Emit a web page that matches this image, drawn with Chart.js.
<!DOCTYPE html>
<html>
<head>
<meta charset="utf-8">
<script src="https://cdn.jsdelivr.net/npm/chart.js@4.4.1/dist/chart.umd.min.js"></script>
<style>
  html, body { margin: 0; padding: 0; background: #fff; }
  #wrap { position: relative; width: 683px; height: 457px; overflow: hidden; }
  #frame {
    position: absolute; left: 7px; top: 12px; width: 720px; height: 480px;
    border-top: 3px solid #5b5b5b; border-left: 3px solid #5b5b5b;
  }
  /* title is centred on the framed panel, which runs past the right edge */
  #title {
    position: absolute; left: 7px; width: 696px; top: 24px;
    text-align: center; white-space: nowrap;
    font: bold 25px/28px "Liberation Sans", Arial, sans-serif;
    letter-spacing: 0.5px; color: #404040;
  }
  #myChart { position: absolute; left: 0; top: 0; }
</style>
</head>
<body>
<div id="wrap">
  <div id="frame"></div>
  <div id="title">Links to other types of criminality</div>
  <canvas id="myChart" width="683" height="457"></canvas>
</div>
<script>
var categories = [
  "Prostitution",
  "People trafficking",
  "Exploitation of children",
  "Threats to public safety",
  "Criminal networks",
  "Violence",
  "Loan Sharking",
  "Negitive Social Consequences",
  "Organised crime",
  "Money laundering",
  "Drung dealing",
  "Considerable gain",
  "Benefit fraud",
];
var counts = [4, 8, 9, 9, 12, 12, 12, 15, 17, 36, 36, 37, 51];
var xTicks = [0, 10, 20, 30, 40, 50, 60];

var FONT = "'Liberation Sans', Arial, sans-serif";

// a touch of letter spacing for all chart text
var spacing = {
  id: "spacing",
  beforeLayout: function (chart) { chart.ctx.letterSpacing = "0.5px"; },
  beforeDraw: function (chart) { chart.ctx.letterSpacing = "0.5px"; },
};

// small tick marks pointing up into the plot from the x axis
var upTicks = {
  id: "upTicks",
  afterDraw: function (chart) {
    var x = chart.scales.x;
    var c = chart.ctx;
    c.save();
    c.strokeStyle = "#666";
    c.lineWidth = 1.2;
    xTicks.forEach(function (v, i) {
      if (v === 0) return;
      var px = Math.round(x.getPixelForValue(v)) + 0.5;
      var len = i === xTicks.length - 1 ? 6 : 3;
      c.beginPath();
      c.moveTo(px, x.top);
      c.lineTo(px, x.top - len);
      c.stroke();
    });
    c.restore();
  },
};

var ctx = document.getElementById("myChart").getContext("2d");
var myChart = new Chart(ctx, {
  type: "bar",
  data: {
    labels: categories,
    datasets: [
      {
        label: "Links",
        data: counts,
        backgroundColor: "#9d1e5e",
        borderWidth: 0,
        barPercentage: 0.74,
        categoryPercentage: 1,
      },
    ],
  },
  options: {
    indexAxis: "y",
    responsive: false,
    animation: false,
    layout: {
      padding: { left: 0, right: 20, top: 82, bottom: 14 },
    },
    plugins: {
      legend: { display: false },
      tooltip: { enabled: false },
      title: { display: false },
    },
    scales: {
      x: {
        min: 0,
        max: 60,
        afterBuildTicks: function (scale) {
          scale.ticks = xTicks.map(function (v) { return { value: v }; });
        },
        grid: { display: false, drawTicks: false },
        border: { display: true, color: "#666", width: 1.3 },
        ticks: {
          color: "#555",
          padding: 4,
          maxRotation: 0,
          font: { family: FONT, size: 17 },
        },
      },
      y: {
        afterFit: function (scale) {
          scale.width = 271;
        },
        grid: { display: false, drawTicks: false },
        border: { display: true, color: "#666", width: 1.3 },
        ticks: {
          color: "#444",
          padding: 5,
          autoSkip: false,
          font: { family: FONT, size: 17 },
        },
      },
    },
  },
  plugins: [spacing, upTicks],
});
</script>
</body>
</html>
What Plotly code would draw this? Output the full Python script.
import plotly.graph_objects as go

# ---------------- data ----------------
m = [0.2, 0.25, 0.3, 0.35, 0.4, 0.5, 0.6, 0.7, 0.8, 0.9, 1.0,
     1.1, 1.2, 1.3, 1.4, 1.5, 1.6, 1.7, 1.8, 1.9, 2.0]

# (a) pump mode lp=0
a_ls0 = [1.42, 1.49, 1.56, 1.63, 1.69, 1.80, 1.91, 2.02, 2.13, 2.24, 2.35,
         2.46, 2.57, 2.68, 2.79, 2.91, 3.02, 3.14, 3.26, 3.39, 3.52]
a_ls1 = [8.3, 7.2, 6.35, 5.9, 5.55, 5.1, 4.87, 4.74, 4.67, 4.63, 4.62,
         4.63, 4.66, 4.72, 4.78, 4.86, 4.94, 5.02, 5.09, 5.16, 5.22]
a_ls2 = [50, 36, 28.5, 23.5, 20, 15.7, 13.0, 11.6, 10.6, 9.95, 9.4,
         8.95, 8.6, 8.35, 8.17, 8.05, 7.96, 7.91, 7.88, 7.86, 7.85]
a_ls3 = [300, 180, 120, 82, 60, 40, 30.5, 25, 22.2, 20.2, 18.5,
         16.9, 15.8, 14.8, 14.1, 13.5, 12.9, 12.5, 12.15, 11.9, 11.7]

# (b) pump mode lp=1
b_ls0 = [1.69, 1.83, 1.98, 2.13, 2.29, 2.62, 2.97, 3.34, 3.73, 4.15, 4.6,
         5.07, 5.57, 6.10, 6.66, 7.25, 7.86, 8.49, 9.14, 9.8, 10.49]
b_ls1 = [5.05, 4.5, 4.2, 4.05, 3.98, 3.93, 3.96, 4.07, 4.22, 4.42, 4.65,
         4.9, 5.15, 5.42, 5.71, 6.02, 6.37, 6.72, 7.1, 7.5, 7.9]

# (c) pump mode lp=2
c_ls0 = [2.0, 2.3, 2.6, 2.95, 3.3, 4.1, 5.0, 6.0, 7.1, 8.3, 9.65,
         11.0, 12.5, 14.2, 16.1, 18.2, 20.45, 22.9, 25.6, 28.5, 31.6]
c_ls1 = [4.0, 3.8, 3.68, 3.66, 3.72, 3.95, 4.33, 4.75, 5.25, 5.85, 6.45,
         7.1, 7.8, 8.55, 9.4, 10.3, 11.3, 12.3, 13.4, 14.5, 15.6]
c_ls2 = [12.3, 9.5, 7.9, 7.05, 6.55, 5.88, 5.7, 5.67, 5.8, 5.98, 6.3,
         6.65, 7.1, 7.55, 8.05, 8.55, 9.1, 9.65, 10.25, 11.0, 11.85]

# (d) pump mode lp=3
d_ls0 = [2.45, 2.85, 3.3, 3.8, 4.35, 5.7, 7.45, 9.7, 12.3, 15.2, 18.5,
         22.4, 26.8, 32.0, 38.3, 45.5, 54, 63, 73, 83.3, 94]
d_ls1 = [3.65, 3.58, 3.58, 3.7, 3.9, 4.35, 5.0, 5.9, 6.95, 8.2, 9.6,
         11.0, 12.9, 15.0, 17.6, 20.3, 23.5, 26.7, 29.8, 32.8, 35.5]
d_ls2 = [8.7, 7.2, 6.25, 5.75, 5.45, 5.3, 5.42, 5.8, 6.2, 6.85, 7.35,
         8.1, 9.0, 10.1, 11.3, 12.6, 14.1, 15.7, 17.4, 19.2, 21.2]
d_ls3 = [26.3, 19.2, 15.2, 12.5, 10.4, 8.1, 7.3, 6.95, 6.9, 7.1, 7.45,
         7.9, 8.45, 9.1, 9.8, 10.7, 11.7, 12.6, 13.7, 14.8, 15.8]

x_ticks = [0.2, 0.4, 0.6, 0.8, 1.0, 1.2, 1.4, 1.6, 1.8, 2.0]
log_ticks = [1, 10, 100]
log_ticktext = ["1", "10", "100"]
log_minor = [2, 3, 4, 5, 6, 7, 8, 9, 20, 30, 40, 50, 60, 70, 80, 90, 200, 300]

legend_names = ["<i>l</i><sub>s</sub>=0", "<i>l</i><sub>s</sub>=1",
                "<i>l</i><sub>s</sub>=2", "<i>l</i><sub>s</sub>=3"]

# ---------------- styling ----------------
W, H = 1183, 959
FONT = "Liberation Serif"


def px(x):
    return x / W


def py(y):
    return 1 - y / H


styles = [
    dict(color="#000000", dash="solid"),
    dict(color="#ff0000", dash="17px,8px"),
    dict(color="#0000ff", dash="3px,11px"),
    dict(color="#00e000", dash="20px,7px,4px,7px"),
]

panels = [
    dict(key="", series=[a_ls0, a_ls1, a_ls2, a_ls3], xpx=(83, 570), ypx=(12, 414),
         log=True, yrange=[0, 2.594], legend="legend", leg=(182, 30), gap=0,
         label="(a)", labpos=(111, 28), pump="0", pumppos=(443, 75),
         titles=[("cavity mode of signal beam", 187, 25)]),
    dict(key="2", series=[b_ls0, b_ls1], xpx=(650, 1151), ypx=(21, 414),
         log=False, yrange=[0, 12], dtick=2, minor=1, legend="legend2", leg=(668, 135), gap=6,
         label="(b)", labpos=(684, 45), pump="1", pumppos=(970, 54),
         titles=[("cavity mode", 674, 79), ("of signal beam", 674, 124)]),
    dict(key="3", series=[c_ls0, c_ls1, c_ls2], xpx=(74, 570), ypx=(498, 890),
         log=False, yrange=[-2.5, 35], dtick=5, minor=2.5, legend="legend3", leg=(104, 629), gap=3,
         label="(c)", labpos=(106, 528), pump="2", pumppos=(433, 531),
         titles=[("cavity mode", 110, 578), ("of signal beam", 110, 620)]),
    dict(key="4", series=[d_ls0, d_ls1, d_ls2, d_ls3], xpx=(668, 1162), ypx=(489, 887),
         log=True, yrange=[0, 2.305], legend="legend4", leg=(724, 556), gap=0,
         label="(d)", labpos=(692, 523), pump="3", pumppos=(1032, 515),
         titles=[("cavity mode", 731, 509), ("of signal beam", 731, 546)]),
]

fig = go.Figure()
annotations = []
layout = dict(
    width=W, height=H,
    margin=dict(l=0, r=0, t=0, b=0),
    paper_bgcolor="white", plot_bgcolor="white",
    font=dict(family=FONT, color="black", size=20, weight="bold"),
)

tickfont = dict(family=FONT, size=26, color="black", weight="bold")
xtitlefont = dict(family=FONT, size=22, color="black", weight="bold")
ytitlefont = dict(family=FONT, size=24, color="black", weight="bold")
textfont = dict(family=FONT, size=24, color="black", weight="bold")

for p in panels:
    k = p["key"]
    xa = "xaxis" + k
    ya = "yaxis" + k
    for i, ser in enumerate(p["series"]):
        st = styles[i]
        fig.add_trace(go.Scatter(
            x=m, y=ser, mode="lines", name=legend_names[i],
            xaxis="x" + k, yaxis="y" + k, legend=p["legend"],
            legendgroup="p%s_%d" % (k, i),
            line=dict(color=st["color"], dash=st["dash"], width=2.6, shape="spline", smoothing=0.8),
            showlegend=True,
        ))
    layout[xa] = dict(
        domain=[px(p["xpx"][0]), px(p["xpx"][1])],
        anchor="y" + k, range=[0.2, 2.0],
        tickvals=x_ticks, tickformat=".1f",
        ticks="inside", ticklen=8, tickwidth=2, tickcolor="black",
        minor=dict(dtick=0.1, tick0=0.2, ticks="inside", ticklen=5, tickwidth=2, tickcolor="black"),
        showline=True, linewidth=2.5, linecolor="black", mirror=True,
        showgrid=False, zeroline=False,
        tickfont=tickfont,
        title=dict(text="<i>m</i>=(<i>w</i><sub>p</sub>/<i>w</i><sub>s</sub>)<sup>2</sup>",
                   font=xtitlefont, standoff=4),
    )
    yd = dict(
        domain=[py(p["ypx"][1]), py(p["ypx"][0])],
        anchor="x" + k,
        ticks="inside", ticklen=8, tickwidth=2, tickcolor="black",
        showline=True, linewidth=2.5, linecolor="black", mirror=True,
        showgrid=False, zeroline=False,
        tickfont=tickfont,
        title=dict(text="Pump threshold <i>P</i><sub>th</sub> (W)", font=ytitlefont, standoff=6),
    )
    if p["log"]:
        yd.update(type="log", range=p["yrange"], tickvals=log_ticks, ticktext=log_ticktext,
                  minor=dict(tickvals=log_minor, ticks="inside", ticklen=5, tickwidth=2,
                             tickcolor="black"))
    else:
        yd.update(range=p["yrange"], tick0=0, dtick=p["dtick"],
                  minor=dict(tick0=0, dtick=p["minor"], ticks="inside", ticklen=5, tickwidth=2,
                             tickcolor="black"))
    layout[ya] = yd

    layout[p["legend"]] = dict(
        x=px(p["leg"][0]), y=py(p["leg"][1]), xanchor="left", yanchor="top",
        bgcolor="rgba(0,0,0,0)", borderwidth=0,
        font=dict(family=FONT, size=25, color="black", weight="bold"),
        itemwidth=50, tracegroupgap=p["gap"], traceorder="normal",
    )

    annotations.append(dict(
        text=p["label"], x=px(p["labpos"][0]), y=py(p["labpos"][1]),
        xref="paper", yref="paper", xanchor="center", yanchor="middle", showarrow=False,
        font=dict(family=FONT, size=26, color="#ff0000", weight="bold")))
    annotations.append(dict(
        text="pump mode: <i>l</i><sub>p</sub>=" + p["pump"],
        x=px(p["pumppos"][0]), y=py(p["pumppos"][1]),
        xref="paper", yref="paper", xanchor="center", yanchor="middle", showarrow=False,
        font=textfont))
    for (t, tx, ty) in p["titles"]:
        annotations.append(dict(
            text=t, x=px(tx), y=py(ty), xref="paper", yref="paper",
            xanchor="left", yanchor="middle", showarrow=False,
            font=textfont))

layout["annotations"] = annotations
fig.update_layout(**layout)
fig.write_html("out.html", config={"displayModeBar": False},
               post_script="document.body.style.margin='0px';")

== Task details ==
Using the data above, extract exactly the lines from the one that holds "What Plotly code" to the one that holds "1.1, 1.2, 1.3, 1.4, 1.5, 1.6, 1.7, 1.8, 1.9, 2.0]", both ends included, and no others.

== Completed exercise ==
What Plotly code would draw this? Output the full Python script.
import plotly.graph_objects as go

# ---------------- data ----------------
m = [0.2, 0.25, 0.3, 0.35, 0.4, 0.5, 0.6, 0.7, 0.8, 0.9, 1.0,
     1.1, 1.2, 1.3, 1.4, 1.5, 1.6, 1.7, 1.8, 1.9, 2.0]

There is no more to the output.